=== Task objective ===
Pictures in the data below are not part of the copy; transcribe everything else exactly.

=== Data extract ===
··········

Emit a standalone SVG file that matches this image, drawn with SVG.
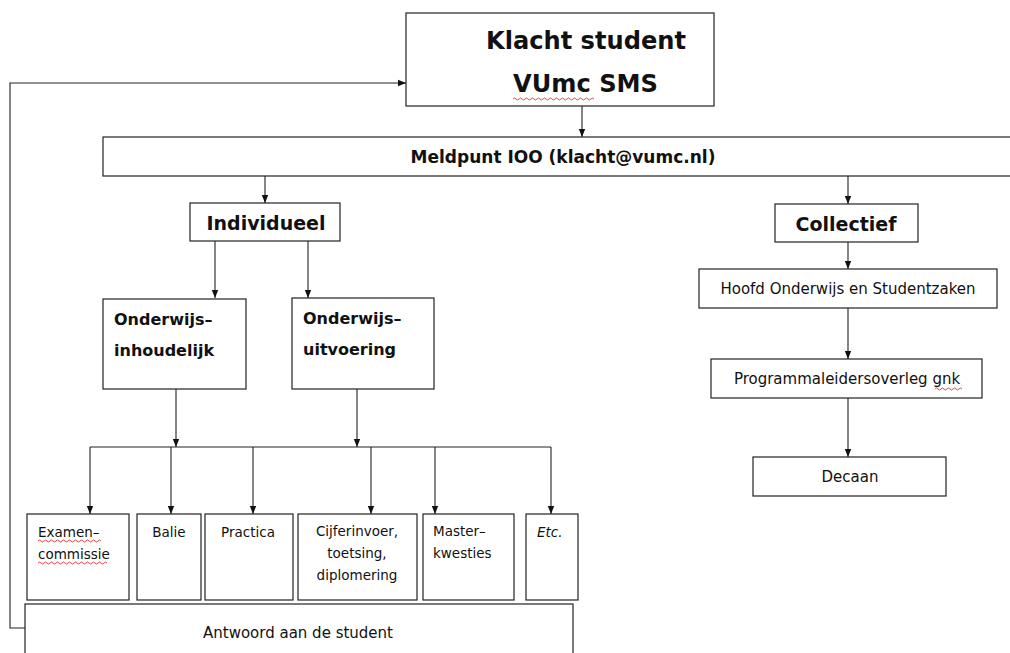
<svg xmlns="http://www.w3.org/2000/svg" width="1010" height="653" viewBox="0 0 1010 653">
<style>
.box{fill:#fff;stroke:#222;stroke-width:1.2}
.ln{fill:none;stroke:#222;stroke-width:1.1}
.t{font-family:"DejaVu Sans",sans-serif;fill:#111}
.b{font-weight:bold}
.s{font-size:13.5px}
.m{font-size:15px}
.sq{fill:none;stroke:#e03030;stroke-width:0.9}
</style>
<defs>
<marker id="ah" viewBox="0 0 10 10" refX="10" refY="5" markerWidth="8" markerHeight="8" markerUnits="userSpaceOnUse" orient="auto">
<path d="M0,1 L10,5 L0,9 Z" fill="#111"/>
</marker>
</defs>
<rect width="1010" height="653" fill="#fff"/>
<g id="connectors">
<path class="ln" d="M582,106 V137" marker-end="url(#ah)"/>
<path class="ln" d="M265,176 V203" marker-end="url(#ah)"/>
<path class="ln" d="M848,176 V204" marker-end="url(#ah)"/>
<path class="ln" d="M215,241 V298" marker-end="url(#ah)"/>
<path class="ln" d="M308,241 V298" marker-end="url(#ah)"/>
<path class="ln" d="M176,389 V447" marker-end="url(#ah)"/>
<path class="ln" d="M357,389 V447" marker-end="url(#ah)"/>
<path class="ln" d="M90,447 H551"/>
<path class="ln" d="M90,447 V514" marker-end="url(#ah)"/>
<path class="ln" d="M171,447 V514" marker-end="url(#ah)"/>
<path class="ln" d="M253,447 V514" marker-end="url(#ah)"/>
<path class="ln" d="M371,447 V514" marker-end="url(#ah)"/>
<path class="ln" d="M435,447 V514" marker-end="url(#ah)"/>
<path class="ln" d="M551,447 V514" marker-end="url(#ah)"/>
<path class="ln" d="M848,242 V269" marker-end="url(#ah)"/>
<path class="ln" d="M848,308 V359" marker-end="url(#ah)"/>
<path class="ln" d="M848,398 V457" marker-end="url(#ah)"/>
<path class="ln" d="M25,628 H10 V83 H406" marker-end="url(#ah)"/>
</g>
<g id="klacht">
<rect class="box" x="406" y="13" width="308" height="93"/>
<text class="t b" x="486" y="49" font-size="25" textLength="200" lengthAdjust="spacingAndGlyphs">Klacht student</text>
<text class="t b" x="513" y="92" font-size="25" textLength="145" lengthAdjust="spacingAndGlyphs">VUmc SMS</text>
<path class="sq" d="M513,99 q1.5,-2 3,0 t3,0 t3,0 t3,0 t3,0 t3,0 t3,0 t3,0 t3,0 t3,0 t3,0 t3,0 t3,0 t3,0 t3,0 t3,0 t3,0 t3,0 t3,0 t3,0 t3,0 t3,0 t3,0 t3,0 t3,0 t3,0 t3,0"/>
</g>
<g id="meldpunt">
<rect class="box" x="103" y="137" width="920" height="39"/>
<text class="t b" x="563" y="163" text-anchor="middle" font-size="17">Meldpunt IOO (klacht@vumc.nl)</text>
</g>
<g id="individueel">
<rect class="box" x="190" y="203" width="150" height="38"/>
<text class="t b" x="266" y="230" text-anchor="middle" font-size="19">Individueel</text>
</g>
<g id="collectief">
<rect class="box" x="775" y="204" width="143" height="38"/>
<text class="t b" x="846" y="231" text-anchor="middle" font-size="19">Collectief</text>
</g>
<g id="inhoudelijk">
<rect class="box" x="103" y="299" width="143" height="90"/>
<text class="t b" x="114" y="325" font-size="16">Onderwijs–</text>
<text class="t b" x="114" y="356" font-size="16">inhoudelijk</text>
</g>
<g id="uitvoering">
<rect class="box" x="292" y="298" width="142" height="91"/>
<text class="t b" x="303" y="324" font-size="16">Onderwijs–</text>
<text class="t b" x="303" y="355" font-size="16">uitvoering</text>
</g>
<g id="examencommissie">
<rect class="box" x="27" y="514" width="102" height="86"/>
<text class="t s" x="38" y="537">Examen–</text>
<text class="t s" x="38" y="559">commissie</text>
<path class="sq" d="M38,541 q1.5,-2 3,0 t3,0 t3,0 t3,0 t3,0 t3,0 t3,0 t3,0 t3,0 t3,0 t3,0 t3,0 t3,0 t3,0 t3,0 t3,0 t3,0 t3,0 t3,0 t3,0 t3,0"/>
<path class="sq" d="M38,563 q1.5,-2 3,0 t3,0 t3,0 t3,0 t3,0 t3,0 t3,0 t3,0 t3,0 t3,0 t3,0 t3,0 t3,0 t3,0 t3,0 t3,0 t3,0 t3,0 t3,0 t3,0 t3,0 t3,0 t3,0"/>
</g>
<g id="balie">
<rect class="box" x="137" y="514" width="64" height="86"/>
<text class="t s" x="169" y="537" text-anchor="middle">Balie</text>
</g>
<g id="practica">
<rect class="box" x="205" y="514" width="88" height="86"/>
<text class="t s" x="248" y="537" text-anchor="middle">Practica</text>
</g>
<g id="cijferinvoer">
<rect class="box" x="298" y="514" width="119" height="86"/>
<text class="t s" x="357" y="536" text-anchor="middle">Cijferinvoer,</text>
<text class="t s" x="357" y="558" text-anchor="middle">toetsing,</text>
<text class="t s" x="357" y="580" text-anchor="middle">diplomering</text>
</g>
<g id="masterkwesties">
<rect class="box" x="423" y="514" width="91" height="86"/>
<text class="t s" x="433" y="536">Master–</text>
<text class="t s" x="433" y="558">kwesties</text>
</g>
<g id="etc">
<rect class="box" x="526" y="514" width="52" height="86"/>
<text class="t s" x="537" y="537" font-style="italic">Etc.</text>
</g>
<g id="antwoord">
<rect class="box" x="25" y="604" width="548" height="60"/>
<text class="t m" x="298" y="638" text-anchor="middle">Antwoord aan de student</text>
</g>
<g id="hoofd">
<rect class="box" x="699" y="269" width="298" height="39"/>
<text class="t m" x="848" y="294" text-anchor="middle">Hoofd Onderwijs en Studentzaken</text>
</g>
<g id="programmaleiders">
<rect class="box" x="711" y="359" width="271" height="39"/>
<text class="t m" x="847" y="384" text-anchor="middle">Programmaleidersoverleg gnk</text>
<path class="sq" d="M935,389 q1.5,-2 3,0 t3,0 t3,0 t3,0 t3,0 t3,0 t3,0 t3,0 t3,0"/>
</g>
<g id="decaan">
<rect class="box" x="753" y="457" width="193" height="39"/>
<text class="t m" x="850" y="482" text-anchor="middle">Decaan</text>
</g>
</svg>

··········

=== Task result ===
Emit a standalone SVG file that matches this image, drawn with SVG.
<svg xmlns="http://www.w3.org/2000/svg" width="1010" height="653" viewBox="0 0 1010 653">
<style>
.box{fill:#fff;stroke:#222;stroke-width:1.2}
.ln{fill:none;stroke:#222;stroke-width:1.1}
.t{font-family:"DejaVu Sans",sans-serif;fill:#111}
.b{font-weight:bold}
.s{font-size:13.5px}
.m{font-size:15px}
.sq{fill:none;stroke:#e03030;stroke-width:0.9}
</style>
<defs>
<marker id="ah" viewBox="0 0 10 10" refX="10" refY="5" markerWidth="8" markerHeight="8" markerUnits="userSpaceOnUse" orient="auto">
<path d="M0,1 L10,5 L0,9 Z" fill="#111"/>
</marker>
</defs>
<rect width="1010" height="653" fill="#fff"/>
<g id="connectors">
<path class="ln" d="M582,106 V137" marker-end="url(#ah)"/>
<path class="ln" d="M265,176 V203" marker-end="url(#ah)"/>
<path class="ln" d="M848,176 V204" marker-end="url(#ah)"/>
<path class="ln" d="M215,241 V298" marker-end="url(#ah)"/>
<path class="ln" d="M308,241 V298" marker-end="url(#ah)"/>
<path class="ln" d="M176,389 V447" marker-end="url(#ah)"/>
<path class="ln" d="M357,389 V447" marker-end="url(#ah)"/>
<path class="ln" d="M90,447 H551"/>
<path class="ln" d="M90,447 V514" marker-end="url(#ah)"/>
<path class="ln" d="M171,447 V514" marker-end="url(#ah)"/>
<path class="ln" d="M253,447 V514" marker-end="url(#ah)"/>
<path class="ln" d="M371,447 V514" marker-end="url(#ah)"/>
<path class="ln" d="M435,447 V514" marker-end="url(#ah)"/>
<path class="ln" d="M551,447 V514" marker-end="url(#ah)"/>
<path class="ln" d="M848,242 V269" marker-end="url(#ah)"/>
<path class="ln" d="M848,308 V359" marker-end="url(#ah)"/>
<path class="ln" d="M848,398 V457" marker-end="url(#ah)"/>
<path class="ln" d="M25,628 H10 V83 H406" marker-end="url(#ah)"/>
</g>
<g id="klacht">
<rect class="box" x="406" y="13" width="308" height="93"/>
<text class="t b" x="486" y="49" font-size="25" textLength="200" lengthAdjust="spacingAndGlyphs">Klacht student</text>
<text class="t b" x="513" y="92" font-size="25" textLength="145" lengthAdjust="spacingAndGlyphs">VUmc SMS</text>
<path class="sq" d="M513,99 q1.5,-2 3,0 t3,0 t3,0 t3,0 t3,0 t3,0 t3,0 t3,0 t3,0 t3,0 t3,0 t3,0 t3,0 t3,0 t3,0 t3,0 t3,0 t3,0 t3,0 t3,0 t3,0 t3,0 t3,0 t3,0 t3,0 t3,0 t3,0"/>
</g>
<g id="meldpunt">
<rect class="box" x="103" y="137" width="920" height="39"/>
<text class="t b" x="563" y="163" text-anchor="middle" font-size="17">Meldpunt IOO (klacht@vumc.nl)</text>
</g>
<g id="individueel">
<rect class="box" x="190" y="203" width="150" height="38"/>
<text class="t b" x="266" y="230" text-anchor="middle" font-size="19">Individueel</text>
</g>
<g id="collectief">
<rect class="box" x="775" y="204" width="143" height="38"/>
<text class="t b" x="846" y="231" text-anchor="middle" font-size="19">Collectief</text>
</g>
<g id="inhoudelijk">
<rect class="box" x="103" y="299" width="143" height="90"/>
<text class="t b" x="114" y="325" font-size="16">Onderwijs–</text>
<text class="t b" x="114" y="356" font-size="16">inhoudelijk</text>
</g>
<g id="uitvoering">
<rect class="box" x="292" y="298" width="142" height="91"/>
<text class="t b" x="303" y="324" font-size="16">Onderwijs–</text>
<text class="t b" x="303" y="355" font-size="16">uitvoering</text>
</g>
<g id="examencommissie">
<rect class="box" x="27" y="514" width="102" height="86"/>
<text class="t s" x="38" y="537">Examen–</text>
<text class="t s" x="38" y="559">commissie</text>
<path class="sq" d="M38,541 q1.5,-2 3,0 t3,0 t3,0 t3,0 t3,0 t3,0 t3,0 t3,0 t3,0 t3,0 t3,0 t3,0 t3,0 t3,0 t3,0 t3,0 t3,0 t3,0 t3,0 t3,0 t3,0"/>
<path class="sq" d="M38,563 q1.5,-2 3,0 t3,0 t3,0 t3,0 t3,0 t3,0 t3,0 t3,0 t3,0 t3,0 t3,0 t3,0 t3,0 t3,0 t3,0 t3,0 t3,0 t3,0 t3,0 t3,0 t3,0 t3,0 t3,0"/>
</g>
<g id="balie">
<rect class="box" x="137" y="514" width="64" height="86"/>
<text class="t s" x="169" y="537" text-anchor="middle">Balie</text>
</g>
<g id="practica">
<rect class="box" x="205" y="514" width="88" height="86"/>
<text class="t s" x="248" y="537" text-anchor="middle">Practica</text>
</g>
<g id="cijferinvoer">
<rect class="box" x="298" y="514" width="119" height="86"/>
<text class="t s" x="357" y="536" text-anchor="middle">Cijferinvoer,</text>
<text class="t s" x="357" y="558" text-anchor="middle">toetsing,</text>
<text class="t s" x="357" y="580" text-anchor="middle">diplomering</text>
</g>
<g id="masterkwesties">
<rect class="box" x="423" y="514" width="91" height="86"/>
<text class="t s" x="433" y="536">Master–</text>
<text class="t s" x="433" y="558">kwesties</text>
</g>
<g id="etc">
<rect class="box" x="526" y="514" width="52" height="86"/>
<text class="t s" x="537" y="537" font-style="italic">Etc.</text>
</g>
<g id="antwoord">
<rect class="box" x="25" y="604" width="548" height="60"/>
<text class="t m" x="298" y="638" text-anchor="middle">Antwoord aan de student</text>
</g>
<g id="hoofd">
<rect class="box" x="699" y="269" width="298" height="39"/>
<text class="t m" x="848" y="294" text-anchor="middle">Hoofd Onderwijs en Studentzaken</text>
</g>
<g id="programmaleiders">
<rect class="box" x="711" y="359" width="271" height="39"/>
<text class="t m" x="847" y="384" text-anchor="middle">Programmaleidersoverleg gnk</text>
<path class="sq" d="M935,389 q1.5,-2 3,0 t3,0 t3,0 t3,0 t3,0 t3,0 t3,0 t3,0 t3,0"/>
</g>
<g id="decaan">
<rect class="box" x="753" y="457" width="193" height="39"/>
<text class="t m" x="850" y="482" text-anchor="middle">Decaan</text>
</g>
</svg>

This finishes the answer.